Alpine Christian students watch their figures |

Alpine Christian students watch their figures

It’s rare to see so many famous people – alive and deceased – gather together like they did Friday at Alpine Christian Academy for the school’s first annual Historical Figure Day.

ACA third-grade teacher Patty Daniels borrowed the idea from her son’s middle school class in California. Students dressed up and presented the stories of historical Americans to their classmates.

“Our historical curriculum workbooks can be a little dry,” Daniels said, “so we wanted to do something a little more hands-on and a little more creative.”

All the big names were there.

Two presidents – Abe Lincoln and his stovepipe hat, and George Washington and his white powdered wig – were spotted. So were the country’s second First Lady, Abigail Adams; authors Louisa May Alcott and Laura Ingalls Wilder; nurse Clara Barton; and renowned Native American Pocohantas. Martin Luther King Jr. made an appearance, as did two celebrated explorers, Meriwether Lewis and William Clark, and two astronauts, Neil Armstrong and Buzz Aldrin.

ACA students, from first through 12th grades, in addition to parents and friends, filed into the school’s church at noon to learn about these famous Americans. Daniels introduced the students, each decked out in costume, and following a prayer and the Pledge of Allegiance, the third-graders’ presentations began.

Zach Allmon, as Chicago White Sox ballplayer-turned-evangelist Billy Sunday, was first up. He was followed by James Caudill, as Martin Luther King Jr., who with a darkened face and dressed in suit and tie, presented his entire speech without notes.

Jordan Chavez, as George Washington, was next, sharing some rare tidbits about the first president of the United States. “Did you know I had to borrow money to go to my own inauguration?” he asked, and, “Did you know my teeth weren’t made of wood? They were made of hippopotamus teeth, ivory and even human teeth!”

Chandler Crymble and his black jaw-line beard got a big laugh from the first-graders when his stovepipe hat got knocked off.

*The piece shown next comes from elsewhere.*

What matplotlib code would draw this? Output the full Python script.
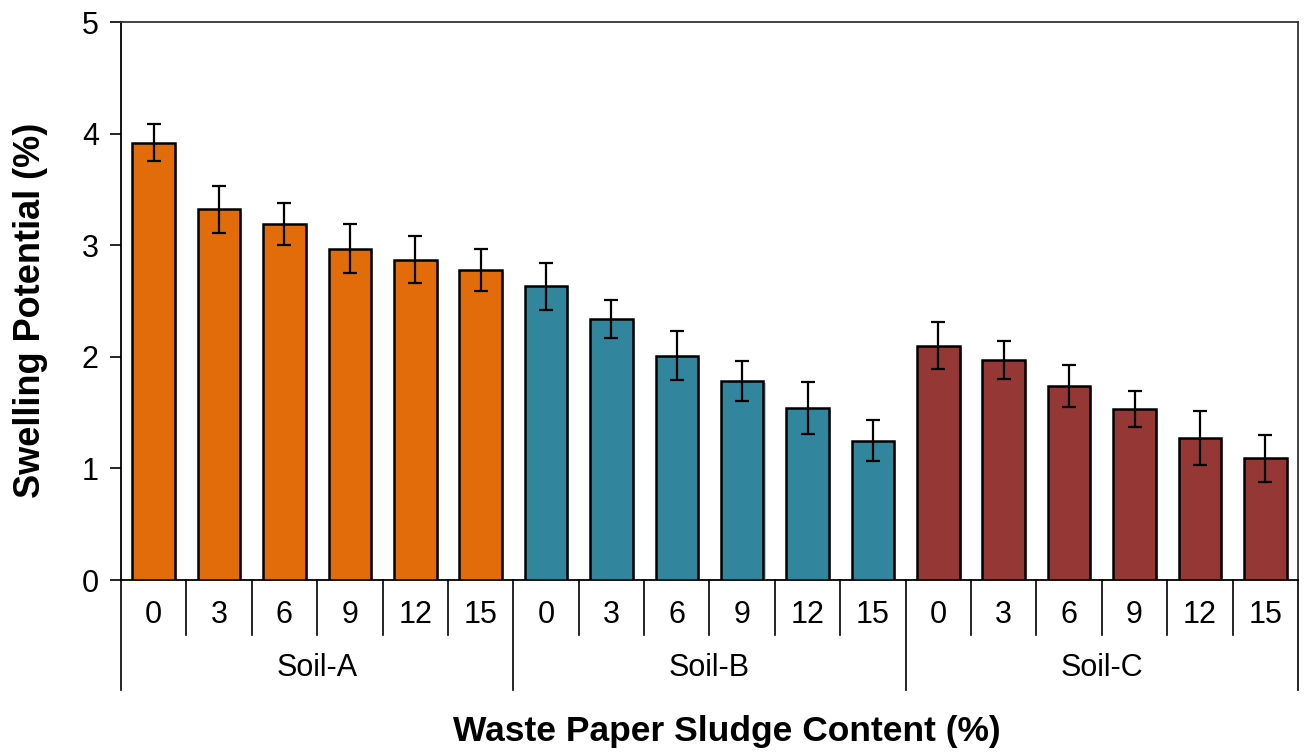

“I was shot and killed by John Wilkes Booth in 1865, but for some miraculous reason I’m standing here talking to you today,” quipped Abe.

Women were well-represented, too. Stephanie Dibaceo as American Red Cross founder Clara Barton said she was the first woman allowed on the battlefield to tend to injured soldiers.

Alida Eide as Louisa May Alcott informed the audience she wrote over 30 books, though her most famous was “Little Women.”

Abby Norton as Pocohantas told about marrying a colonist and dying when their child was just 2 years old.

Nilsse Peterson, as Laura Ingalls Wilder of “Little House on the Prairie” fame, wore a very large prairie bonnet and explained that she and her sisters all wore these brimmed caps to protect their faces from the sun. Victoria Rojo as Abigail Adams said she was one of the first American women to support equal rights for women.

After the third-graders’ presentation, the audience took a short intermission while the fourth-graders got ready to tell their stories.

“They just did great,” said Daniels, the third-graders’ proud teacher. “We want to do this every year around President’s Day. These students will never forget the historical figures they’ve chosen to portray.”